I wonder how many people remember the time when the BBC was responsible, well as reliable as any rolling news channel can be. In the eighties and nineties ‘Crimewatch’ was produced by the  broadcasting service for half an hour, once a week, re-enacting violent crimes and offering clues to help in identifying the villains. If they were to revive the programme for current events, they would need a lot longer than half an hour.

Nick Ross was the original lead, describing events in the images, the ‘news real shots’ or the acted scenes of vicious crime. The programme would finish with Ross saying. “Don’t have nightmares, violent crime and murder are very rare. Good night.”

How life has, and is continuing to change especially in the UK, daily events covered by the news now reveal how groups of youths are hell bent on ignoring civil values and have their own belief in the way they act out their lives, which in a civilised society should not be, and is not acceptable, demonstrating a lack of control or discipline in their upbringing.

The figures for knife crime are terrifying, The reports of arrests for last year are nearly three thousand children, many as young as ten who have been taken into custody for carrying knife blades, which range from swords to kitchen knives, with a resulting  death toll of over three stabbings a day

There are 99 postcodes in the United Kingdom. One of them is the East London town of Romford, which, in my mind, is still in Essex. The town is rife for anti-social behaviour (ASB) with 9600 incidents recorded in 2022.  The town’s answer in controlling these numbers aannounced in April this year was the Council in conjunction with the police banning hoodies and any form of face covering in the town centre.

The new rules are controversial, there has not been enough time to see if they work in reducing the crime level. The debate amongst the people argue that it would have been easier and more effective to have more police patrolling the streets.

Six months before these new rules in Romford, in the north-west of the country, the seaside town Maryport in Cumbria has seen ASB reduced by forty nine percent by the introduction of just one Community Beat Officer, who patrols the streets of this delightful town

ASB crimes vary, mainly those of causing fear or intimidation to residents by vandalism, harassment and trespass. Following their success in reducing this type of misbehaviour the Cumbria police see it as the way forward encouraging Police forces across the UK to take note of the result.

LACK OF SMALL CHANGE:

I am sure most readers will notice small everyday things changing, it could be the way the internet works or perhaps variations to the service on your phone, small, sometimes annoying things which one shrugs off.

It was in 1925 that Hitler wrote ‘Mein Kampf’ which means ‘My Struggle’, in it he wrote about his future plans for Germany.  One of the passages in the book, and I quote from it.  ‘The best way to take control over people and control them utterly is to take a little of their freedom at a time, to erode rights by a thousand tiny and imperceptible reductions’. Sounds familiar, to what is taking place today.

For example, there is concern amongst the elderly and I guess by people who do not want to be dragged into this modern world, where the mobile phone is ‘king’. Enfield in North London is the latest of a string of councils to remove the option of paying for parking meters by cash.

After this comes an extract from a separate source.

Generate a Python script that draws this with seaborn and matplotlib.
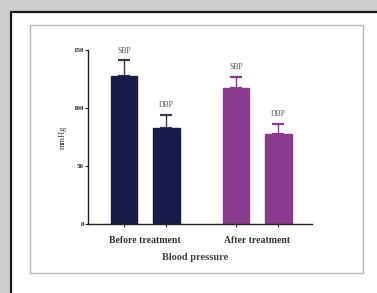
import matplotlib
matplotlib.use("Agg")
import matplotlib.pyplot as plt
from matplotlib.patches import Rectangle
import pandas as pd
import seaborn as sns

# 数据
groups = ["Before treatment", "After treatment"]
measures = ["SBP", "DBP"]
means = [128, 83, 117, 78]
sds = [13, 11, 10, 8]
bar_colors = ["#181b47", "#181b47", "#8b3b8f", "#8b3b8f"]

W, H = 377, 293

df = pd.DataFrame({
    "group": [g for g in groups for _ in measures],
    "measure": measures * len(groups),
    "value": means,
})

sns.set_theme(style="white")
plt.rcParams["font.family"] = ["Liberation Serif", "DejaVu Serif"]

fig = plt.figure(figsize=(W / 100, H / 100), dpi=100)
fig.patch.set_facecolor("#cdd0cf")


def box(x0, y0, x1, y1, **kw):
    # 像素坐标(左上原点) -> figure 坐标
    r = Rectangle((x0 / W, 1 - y1 / H), (x1 - x0) / W, (y1 - y0) / H,
                  transform=fig.transFigure, zorder=-10, **kw)
    fig.patches.append(r)


box(11, 12, 390, 300, facecolor="white", edgecolor="#1a1a1a", linewidth=1.6)
box(30, 25, 363, 273, facecolor="white", edgecolor="#b5b5b5", linewidth=1.0)

ax = fig.add_axes([88 / W, 1 - 224 / H, 224 / W, 174 / H])
ax.set_facecolor("none")

sns.barplot(data=df, x="group", y="value", hue="measure", ax=ax,
            width=0.76, gap=0.38, errorbar=None, legend=False,
            order=groups, hue_order=measures)

bars = sorted(ax.patches, key=lambda p: p.get_x())
for i, p in enumerate(bars):
    p.set_facecolor(bar_colors[i])
    p.set_edgecolor(bar_colors[i])
    p.set_zorder(2)
    cx = p.get_x() + p.get_width() / 2
    top = p.get_height()
    ax.errorbar(cx, top, yerr=[[0], [sds[i]]], fmt="none",
                ecolor=bar_colors[i] if i >= 2 else "#3a3a48",
                elinewidth=1.0, capsize=4, capthick=1.6, zorder=1)
    ax.text(cx, top + sds[i] + 5, measures[i % 2], ha="center", va="bottom",
            fontsize=5.5, color="#555555")

ax.set_xlim(-0.51, 1.49)
ax.set_ylim(0, 150)
ax.set_yticks([0, 50, 100, 150])
ax.tick_params(axis="y", labelsize=5, length=2, width=0.8, pad=1,
               left=True, labelcolor="#222222")
for t in ax.get_yticklabels():
    t.set_fontweight("bold")
ax.set_xticks([(bars[i].get_x() + bars[i].get_width() / 2) for i in range(4)])
ax.set_xticklabels([])
ax.tick_params(axis="x", length=2, width=0.8, bottom=True)
for j, g in enumerate(groups):
    ax.text(j, -10, g, ha="center", va="top", fontsize=7, fontweight="bold",
            color="#333333")
ax.set_xlabel("")
ax.set_ylabel("mmHg", fontsize=6, color="#333333", labelpad=5)
fig.text(195 / W, 1 - 258 / H, "Blood pressure", ha="center", va="center",
         fontsize=7.5, fontweight="bold", color="#444444")

for s in ["top", "right"]:
    ax.spines[s].set_visible(False)
for s in ["left", "bottom"]:
    ax.spines[s].set_color("#222222")
    ax.spines[s].set_linewidth(1.0)

fig.savefig("out.png", dpi=100, facecolor=fig.get_facecolor())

Gone are the old machines and along with them the lovely people with yellow braid around their caps who march up and down ensuring compliance with complicated parking laws.

Instead, there are new ugly machines standing to attention at the side of the road. If you are not computer literate then they are foreigners with a language you will not understand, as they demand you to put something called an App on your mobile phone so you can pay the parking fee.

Tough! If you haven’t got a phone or one that is capable of downloading this magic group of letters or you do not understand the instructions, then be a good fellow. If you cannot comprehend then either go elsewhere or pay the penalty for parking in the zone covered by the stationary robot. That is another small step toward a cashless society.

MOBILE METAL CONTAINERS:

It was Henry Ford who said when buying one of his similar looking cars ‘you can have any colour providing it is black’, very little has changed, cars still look similar but now you can have any colour you wish.

Now once you have settled on the colour you can drive away one of these wonderful toys, but I do not expect Henry Ford or others in the developing motor industry appreciated what they were flooding onto the world.

For a very long-time towns and cities have tried to control the growing number of vehicles invading their streets, until it was  recently decided that people should be cycling to work, this decision has triggered the narrowing of thoroughfares to lay cycle lanes to restrict traffic.

Quite frankly I think it is a senseless idea to try and convince people in a chilly and often wet country to arrive at work cold, damp and miserable. I don’t think so. No, the cycle will stay in the shed, and most will continue using their cars, no matter how difficult the traffic.

A realistic answer to the traffic problem is comfortable, fast, frequent and low-cost public transport at a price that compares very favourably to the cost to using your own vehicle. Take care.